Sometimes I feel as if I am at a train station called Limbo. The ticket master is yelling "All aboard!" and everyone is lining up and happily handing him their tickets and boarding the train called Future. I anxiously approach him with my ticket, nervously shaking as I hand it to him only to repeatedly here those disappointing words. " I am sorry Mam your not allowed on this train." "Your ticket is only for that train over there." He points to the familiar yet darkened train called the Past. I plead with him, "but that train doesn't go anywhere; it only brings me back to this station over and over again!" "There is nothing I can about that Mam, that's all your ticket will ever be good for."
So day after day with my head hung low, I watch the future train leave with all those happy faces peaking out the window looking forward to the unknown. As it departs with the last of my friends on a new path I am time after time left alone at this station. The startling silence after all have departed is unbearable and I am frequently left pondering. Do I stay here in Limbo in this awful quiet? Or do I kill some of my time that is forever standing still and once more board the Past train and take a ride down memory lane. It is a familiar yet sad ride to what was and what I sometimes feel will never be again.

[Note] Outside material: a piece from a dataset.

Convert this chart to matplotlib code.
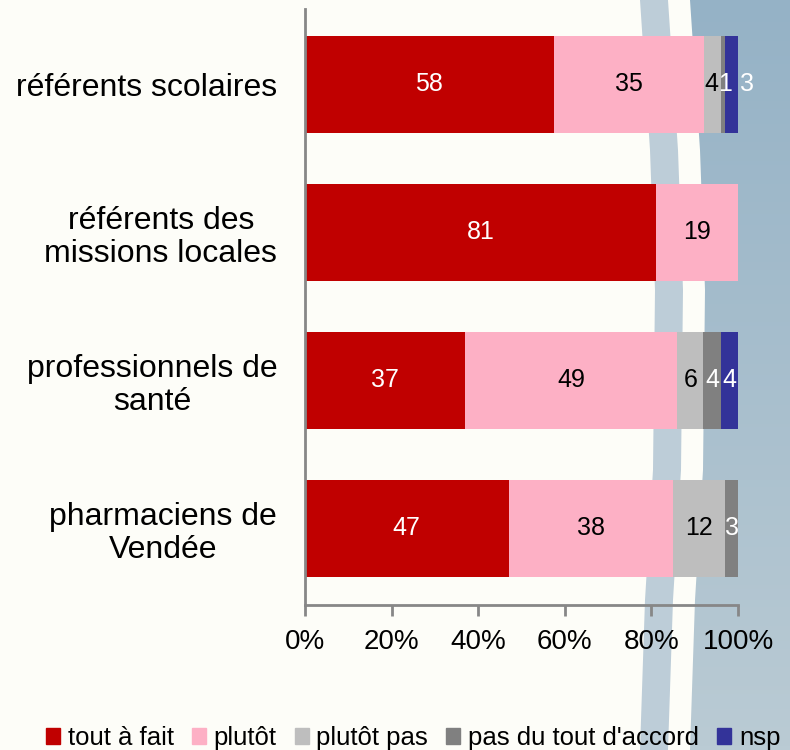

I lost our future tickets my baby, I am so sorry. I miss you so much. Jack and Mummy forever


5 comments:
I totally know how you feel. I think I must be seated next to you on the same train.
I agree, I feel like everyone else but me is pregnant and I'm just spinning my wheels in the same place.
I'm sorry you feel this way--but in some way glad to know I'm not the only one. I'm hoping you get to board another train very soon :)
This gave me chills. I've felt like this. Once I was in a room my friend said, "We're the only couple out of everyone who's had a boy."
I almost cried. She wasn't the only one. I had a boy once too . . .
On 11/18 my little boy would have been nine. I'm hosting a blogfest for mothers who have lost infants or children. I would love it if you could join us and share your story.
-Elisa
Here's that link:
http://ecwrites.blogspot.com/2011/11/golden-sky-blogfest-is-in-less-than.html
I don't really feel am on a train to future yet because of all the issues I have and the uncertainties. I will not believe my luck until I get to the very end with a healthy living baby.
But I wish you get on that train soon. Thinking of you and your Jack
Never loose HOPE my friend....aboard that train ...& see what the future has to bring you....you may be delightfully surprised. Life is a gamble.....in the true sense of the word....in all walks of life. Thinking of you....sending you lots of HOPE and LOVE....xoxo
:(. I am sorry you feel that way. Great ananlogy though.
Hopefully one day soon your ticket will change to future because you deserve some happiness to come back into your life.